[Entries from a dataset]
= = =

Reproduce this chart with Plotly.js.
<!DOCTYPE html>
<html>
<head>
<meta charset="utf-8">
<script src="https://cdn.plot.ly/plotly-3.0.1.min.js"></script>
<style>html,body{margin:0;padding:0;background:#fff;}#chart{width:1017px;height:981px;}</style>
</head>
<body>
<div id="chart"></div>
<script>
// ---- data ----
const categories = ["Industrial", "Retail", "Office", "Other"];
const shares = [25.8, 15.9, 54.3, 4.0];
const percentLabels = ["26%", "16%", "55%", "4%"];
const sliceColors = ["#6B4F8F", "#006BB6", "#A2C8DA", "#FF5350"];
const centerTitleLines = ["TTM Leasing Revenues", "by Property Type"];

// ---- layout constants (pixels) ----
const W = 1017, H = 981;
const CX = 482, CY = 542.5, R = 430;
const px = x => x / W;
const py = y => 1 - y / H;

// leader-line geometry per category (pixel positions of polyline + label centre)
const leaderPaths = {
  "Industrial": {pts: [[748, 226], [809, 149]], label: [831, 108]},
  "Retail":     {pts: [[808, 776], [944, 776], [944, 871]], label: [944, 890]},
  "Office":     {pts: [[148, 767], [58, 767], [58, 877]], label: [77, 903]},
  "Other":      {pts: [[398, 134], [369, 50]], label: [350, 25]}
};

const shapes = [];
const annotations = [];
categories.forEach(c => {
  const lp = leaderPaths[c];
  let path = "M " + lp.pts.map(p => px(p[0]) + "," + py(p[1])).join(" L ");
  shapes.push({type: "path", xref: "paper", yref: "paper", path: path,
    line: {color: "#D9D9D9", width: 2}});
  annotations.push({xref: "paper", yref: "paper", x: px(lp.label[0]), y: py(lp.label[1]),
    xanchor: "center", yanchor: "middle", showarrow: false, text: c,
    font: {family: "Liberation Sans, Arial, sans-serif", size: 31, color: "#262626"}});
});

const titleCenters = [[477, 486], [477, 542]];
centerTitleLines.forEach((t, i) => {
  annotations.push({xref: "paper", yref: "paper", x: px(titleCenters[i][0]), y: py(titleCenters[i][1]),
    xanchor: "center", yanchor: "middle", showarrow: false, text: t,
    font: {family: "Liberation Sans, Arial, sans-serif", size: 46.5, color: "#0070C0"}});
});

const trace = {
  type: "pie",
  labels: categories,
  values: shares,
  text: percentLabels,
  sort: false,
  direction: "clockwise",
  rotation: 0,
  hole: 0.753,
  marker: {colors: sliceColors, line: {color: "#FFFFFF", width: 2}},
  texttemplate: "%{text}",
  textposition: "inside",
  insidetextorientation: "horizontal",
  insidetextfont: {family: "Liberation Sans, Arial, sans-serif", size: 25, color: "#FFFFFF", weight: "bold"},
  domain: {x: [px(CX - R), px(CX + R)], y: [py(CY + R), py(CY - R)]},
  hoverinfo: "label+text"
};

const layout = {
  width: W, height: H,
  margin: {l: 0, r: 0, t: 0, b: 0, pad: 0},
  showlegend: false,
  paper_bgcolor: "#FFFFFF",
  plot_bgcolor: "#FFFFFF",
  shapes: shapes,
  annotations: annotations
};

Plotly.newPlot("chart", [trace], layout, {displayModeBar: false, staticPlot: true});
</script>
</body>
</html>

= = =

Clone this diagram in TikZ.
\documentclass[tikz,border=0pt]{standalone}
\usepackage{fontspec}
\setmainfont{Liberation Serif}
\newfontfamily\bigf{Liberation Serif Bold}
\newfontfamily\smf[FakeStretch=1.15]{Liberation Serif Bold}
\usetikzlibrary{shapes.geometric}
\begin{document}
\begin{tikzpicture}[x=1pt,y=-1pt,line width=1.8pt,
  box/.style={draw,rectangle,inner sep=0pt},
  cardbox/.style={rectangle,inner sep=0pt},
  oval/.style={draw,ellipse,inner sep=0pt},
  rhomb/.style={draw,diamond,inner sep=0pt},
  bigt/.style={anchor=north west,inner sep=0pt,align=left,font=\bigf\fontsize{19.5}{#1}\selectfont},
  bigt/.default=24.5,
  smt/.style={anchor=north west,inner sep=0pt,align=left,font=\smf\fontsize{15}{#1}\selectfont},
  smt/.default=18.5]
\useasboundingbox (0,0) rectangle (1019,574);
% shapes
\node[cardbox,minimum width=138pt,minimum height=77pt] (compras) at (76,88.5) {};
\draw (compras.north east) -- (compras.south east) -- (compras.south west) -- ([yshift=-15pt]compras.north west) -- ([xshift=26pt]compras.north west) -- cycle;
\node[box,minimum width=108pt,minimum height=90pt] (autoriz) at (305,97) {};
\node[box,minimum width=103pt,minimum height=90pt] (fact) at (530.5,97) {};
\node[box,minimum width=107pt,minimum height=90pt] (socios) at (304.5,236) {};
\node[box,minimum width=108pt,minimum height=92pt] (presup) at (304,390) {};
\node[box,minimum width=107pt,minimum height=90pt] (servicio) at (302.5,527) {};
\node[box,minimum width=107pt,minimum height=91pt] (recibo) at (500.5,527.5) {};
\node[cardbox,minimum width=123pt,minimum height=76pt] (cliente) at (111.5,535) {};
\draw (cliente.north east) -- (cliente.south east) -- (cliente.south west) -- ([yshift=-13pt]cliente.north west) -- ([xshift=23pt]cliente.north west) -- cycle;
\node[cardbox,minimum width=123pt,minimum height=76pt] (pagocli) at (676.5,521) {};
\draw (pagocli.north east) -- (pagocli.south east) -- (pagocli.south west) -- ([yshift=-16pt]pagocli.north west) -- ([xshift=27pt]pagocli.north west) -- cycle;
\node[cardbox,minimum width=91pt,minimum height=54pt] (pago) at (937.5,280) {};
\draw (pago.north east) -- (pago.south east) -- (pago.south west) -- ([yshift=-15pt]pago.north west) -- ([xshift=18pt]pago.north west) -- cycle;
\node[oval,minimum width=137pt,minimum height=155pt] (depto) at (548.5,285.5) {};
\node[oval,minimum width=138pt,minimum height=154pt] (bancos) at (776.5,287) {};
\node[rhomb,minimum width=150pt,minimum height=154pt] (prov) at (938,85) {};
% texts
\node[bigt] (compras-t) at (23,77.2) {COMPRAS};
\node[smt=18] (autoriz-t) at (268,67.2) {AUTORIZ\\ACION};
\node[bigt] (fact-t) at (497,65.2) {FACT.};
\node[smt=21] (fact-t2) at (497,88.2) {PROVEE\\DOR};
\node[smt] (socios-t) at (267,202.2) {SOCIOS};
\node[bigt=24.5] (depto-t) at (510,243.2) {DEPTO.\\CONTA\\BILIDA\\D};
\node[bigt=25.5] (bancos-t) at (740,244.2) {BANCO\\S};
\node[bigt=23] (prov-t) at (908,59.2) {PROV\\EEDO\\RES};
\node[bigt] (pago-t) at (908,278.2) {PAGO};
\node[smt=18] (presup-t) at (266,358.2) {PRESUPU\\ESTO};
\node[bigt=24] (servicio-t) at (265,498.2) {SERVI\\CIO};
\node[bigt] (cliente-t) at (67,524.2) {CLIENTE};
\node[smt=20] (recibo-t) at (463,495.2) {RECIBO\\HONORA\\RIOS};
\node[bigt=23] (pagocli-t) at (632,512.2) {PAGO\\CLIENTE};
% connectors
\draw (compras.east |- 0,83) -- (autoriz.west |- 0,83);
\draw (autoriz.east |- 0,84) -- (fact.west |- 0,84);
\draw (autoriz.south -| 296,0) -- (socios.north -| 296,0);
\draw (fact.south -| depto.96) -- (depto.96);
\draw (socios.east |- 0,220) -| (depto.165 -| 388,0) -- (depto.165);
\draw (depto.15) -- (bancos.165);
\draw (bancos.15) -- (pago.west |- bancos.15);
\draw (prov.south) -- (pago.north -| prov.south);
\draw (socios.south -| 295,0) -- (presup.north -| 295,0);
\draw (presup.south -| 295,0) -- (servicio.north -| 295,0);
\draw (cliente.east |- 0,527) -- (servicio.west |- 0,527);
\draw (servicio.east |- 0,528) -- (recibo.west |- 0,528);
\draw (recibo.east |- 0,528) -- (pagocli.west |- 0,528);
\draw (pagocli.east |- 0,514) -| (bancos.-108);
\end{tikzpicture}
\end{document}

= = =

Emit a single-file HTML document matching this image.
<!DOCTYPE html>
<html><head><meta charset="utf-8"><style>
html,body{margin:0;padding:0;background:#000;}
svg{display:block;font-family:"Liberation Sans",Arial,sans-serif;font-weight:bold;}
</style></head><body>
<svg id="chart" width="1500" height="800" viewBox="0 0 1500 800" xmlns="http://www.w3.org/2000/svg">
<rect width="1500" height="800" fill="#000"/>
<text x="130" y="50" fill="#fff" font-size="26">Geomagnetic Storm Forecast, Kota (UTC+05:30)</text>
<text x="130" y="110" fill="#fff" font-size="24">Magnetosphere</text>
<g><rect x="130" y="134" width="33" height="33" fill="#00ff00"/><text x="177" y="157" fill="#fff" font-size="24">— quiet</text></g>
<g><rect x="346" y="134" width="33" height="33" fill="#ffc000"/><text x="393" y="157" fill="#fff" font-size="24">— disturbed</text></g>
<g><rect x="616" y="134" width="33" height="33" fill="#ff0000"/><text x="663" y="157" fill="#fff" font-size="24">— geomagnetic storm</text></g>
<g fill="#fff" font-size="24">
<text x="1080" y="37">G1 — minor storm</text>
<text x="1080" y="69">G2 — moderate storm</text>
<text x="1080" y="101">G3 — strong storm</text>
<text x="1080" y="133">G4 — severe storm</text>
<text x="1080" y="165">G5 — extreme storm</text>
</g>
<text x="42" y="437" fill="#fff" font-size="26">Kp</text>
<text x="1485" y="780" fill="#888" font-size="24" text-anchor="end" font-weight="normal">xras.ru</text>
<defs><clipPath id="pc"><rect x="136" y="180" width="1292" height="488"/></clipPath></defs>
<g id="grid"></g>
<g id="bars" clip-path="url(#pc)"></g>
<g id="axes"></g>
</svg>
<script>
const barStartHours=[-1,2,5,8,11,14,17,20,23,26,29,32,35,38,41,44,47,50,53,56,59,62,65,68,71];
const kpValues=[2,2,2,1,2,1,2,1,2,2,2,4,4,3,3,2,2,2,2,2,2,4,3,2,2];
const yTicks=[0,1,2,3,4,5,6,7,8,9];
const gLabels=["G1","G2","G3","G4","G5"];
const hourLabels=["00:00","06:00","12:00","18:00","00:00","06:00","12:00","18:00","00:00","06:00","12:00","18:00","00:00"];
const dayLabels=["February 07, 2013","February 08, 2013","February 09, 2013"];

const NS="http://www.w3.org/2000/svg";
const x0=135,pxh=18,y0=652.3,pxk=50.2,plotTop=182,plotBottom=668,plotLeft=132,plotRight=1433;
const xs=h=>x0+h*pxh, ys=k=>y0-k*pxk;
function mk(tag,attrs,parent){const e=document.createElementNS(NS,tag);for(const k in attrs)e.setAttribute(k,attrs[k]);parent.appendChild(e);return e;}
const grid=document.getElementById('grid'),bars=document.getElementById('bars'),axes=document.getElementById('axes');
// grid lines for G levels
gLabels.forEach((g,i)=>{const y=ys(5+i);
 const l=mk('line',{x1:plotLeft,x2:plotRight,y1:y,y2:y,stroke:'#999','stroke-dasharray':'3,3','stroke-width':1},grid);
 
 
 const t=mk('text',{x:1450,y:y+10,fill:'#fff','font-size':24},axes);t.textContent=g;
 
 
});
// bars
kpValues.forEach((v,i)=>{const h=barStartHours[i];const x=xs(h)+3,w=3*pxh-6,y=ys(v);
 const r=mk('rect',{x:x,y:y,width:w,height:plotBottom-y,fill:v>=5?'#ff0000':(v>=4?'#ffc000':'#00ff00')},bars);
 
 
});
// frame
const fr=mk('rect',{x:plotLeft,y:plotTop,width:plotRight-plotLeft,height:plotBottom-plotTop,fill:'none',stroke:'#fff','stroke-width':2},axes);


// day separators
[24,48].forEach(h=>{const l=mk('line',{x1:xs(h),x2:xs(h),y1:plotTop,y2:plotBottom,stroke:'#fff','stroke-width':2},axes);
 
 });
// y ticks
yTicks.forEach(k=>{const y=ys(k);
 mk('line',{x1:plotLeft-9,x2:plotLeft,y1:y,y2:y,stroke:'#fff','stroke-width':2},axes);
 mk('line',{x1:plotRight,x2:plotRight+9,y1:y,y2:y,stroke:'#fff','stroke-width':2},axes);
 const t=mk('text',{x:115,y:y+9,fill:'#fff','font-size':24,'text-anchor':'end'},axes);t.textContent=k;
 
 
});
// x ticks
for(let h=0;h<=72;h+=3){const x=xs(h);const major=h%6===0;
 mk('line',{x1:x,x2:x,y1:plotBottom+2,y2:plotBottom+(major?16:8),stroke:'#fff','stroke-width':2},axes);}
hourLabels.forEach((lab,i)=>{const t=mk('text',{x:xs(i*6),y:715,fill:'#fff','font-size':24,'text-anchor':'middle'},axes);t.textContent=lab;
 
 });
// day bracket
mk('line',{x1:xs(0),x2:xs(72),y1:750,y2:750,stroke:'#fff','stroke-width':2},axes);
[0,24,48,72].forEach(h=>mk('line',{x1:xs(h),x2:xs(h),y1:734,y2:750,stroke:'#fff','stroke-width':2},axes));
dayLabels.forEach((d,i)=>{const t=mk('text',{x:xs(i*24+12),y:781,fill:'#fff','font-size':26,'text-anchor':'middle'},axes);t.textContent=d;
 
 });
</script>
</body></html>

= = =

State how many lines of the records above contain the word "chart", giving only that number.

[EXERCISE RESPONSE] 5